3. Provide an independent opinion in the event of a difference of opinion between the management and the accountant for the services provided. Monitored and evaluated the implementation of the provision of Audit Services for the Consolidated Financial Statements of PT Wijaya Karya Gedung Gedung Tbk for the Fiscal Year 2021 by KAP Amir Abadi Jusuf, Aryanto Mawar and Partners (RSM Indonesia).
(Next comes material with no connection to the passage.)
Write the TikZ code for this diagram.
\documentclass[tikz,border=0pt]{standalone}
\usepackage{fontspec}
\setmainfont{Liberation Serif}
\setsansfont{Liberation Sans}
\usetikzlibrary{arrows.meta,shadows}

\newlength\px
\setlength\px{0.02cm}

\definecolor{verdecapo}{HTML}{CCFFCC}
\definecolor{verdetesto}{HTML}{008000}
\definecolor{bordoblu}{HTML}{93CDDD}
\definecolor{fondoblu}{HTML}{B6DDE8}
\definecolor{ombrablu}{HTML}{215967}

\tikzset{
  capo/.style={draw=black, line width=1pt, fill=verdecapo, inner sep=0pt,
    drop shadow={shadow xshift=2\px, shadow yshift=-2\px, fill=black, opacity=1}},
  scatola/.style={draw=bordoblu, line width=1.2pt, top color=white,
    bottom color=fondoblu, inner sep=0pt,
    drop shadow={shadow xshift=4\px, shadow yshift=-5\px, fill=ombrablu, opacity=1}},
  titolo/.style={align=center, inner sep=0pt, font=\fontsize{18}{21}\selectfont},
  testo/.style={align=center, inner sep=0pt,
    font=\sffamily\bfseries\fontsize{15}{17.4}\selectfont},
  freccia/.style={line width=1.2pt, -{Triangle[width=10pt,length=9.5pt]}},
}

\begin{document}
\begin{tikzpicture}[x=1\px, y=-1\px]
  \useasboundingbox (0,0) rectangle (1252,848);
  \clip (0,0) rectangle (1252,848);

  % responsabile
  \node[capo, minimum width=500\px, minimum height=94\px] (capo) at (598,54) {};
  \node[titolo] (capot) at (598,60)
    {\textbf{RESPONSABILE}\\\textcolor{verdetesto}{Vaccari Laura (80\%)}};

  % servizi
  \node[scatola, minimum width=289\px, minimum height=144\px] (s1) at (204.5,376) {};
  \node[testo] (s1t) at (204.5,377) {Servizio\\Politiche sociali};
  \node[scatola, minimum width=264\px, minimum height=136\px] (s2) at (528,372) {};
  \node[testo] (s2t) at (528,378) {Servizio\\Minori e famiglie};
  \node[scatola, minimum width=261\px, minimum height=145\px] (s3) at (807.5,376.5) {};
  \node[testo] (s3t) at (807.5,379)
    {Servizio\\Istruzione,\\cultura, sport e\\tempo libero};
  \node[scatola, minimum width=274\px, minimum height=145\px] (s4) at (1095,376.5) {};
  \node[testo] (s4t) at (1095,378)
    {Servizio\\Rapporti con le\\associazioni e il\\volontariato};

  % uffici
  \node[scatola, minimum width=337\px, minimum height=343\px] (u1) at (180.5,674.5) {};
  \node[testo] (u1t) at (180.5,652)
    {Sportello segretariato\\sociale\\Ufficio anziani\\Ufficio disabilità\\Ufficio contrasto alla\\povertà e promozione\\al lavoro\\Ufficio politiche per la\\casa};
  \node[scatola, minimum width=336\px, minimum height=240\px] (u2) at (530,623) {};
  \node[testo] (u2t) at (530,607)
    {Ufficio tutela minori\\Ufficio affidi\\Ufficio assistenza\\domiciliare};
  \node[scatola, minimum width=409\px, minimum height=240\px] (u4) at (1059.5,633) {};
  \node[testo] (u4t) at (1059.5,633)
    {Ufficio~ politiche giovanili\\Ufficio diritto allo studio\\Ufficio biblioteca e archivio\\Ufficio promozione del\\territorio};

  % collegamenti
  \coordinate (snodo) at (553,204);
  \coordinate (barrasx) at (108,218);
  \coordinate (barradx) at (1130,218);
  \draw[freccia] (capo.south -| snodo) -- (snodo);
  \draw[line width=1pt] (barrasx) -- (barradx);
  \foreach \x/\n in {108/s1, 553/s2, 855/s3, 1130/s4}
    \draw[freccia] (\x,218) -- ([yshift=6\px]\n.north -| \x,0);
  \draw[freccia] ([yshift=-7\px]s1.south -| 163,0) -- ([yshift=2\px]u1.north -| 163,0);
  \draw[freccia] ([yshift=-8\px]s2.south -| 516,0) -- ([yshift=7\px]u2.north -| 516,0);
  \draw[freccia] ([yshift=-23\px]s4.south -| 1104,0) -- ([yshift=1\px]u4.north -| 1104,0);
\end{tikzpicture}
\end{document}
4. Review the compliance of PT Wijaya Karya Bangunan Gedung Tbk with the laws and regulations relating to the activities of PT Wijaya Karya Bangunan Gedung Tbk. Reviewed the compliance of PT Wijaya Karya Bangunan Gedung Tbk with the laws and regulations related to the activities of PT Wijaya Karya Bangunan Gedung Tbk through the IAU audit report.
5. Provide recommendations to the Board of Commissioners regarding the appointment of External Auditor/ Public Accountant based on independence, scope of assignment, and fees. Provided recommendations to the Board of Commissioners regarding the appointment of KAP Amir Abadi Jusuf, Aryanto, Mawar dan Rekan (RSM Indonesia) to audit the Consolidated Financial Statements of PT Wijaya Karya Bangunan Gedung Tbk for the period ending December 31, 2021.
6. Review the risk management implementation activities carried out by the Board of Directors. Reviewed and analyzed the Operational and Corporate risk profile within PT Wijaya Karya Bangunan Gedung Tbk.
7. Discuss the business and financial results of PT Wijaya Karya Gedung Gedung Tbk. Discussed the business and financial results of PT Wijaya Karya Bangunan Gedung Tbk with the Business Results Evaluation Bureau Manager and Finance Bureau Manager.
8. Other assignments. Conducted a review and analysis of the Company's Monthly Executive Summary.